NICHOLASVILLE, Ky. (FOX 56) — Sunday marked one year since a 22-year-old Nicholasville man was shot and killed by police following a mental health crisis.

In August, a grand jury decided not to indict officers in the deadly shooting of Desman LaDuke.

Dozens of people gathered in a park to honor LaDuke’s life with a lantern release as the fresh wound still haunts the family of LaDuke.

“Today has been nothing but like a flash of everything that happened that day,” Kahnan Laslie, LaDuke’s cousin, said. “Roller coaster of emotions and looking at my kids and knowing that they will not see their uncle again, and just the wrong that is done to our family and the emotional hurt that has caused for generations.”

In October 2022, LaDuke’s family called the police for help because he was struggling with suicidal thoughts. Officers surrounded the house and tried to talk LaDuke into putting down his gun. But they say he aimed it at police, which led to him being shot. He died later at a hospital.


“It’s just constantly watching the clock and thinking back to what was happening at this time,” Melissa Marks, LaDuke’s aunt, said. “It’s just really hard to think that this is just the first year that we have to live without him, and I hope and pray that all this stuff doesn’t happen in vain, that his story can change so much more than what it has already. I hope he’s not forgotten. I hope he knows how much he’s loved and how grateful we are.”

Family and friends gathered at Clinton Hayden Park to release lanterns at 5:55 p.m., the exact time LaDuke died.

“It’s just like a piece of him just being carried on, not just by me but by everyone else,” Marks said. “It just lets me know how much he was loved and supported and missed.”

Officers were not indicted in August for the shooting, and the family is unsatisfied with the way the situation was handled.

“Personally, I definitely want to see the officer specifically held accountable,” Laslie said. “There was only one shot fired, that guy, so he needs to be held accountable for what he did.”
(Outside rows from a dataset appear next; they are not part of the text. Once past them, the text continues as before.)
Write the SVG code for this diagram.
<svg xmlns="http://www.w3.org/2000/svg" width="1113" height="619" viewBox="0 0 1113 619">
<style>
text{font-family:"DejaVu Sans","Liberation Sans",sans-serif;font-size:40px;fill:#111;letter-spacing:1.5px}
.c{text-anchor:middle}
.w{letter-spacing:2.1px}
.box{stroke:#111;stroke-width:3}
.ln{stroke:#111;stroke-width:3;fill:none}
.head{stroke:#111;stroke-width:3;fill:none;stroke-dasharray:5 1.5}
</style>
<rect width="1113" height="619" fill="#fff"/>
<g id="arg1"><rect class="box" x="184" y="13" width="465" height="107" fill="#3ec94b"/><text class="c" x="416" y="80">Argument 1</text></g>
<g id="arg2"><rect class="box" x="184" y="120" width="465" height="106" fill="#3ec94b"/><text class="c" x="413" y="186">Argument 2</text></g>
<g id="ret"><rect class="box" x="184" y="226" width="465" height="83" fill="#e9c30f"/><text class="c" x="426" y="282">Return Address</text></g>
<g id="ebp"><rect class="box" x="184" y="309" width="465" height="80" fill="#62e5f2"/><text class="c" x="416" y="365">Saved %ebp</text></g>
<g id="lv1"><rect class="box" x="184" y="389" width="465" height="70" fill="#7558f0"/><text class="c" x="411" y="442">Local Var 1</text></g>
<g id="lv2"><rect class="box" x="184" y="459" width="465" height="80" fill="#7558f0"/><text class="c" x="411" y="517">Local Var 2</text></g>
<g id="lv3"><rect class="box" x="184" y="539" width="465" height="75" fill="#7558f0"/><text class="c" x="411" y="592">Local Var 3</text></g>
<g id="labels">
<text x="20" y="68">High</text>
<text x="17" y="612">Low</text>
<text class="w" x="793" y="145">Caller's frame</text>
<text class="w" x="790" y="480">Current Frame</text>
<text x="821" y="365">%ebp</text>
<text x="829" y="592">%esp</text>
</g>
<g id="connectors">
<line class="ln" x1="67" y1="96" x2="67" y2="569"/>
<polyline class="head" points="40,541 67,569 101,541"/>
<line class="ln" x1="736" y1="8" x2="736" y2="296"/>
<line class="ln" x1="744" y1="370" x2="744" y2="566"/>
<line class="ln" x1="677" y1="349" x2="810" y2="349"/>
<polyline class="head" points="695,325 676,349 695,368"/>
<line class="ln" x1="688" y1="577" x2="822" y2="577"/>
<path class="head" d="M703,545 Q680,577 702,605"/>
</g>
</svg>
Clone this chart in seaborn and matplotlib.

“Whoever made the call for him to pull the trigger needs to be held accountable,” Kelly Prewitt, a family friend of LaDuke, said. “That officer did not make that call on his own; somebody told him to do that, and I’d like to know who.”


The family hopes the vigil sheds light on the need for officers to be better trained in how to handle a mental health crisis.

Each lantern was written with messages to show how much LaDuke meant to his family and friends.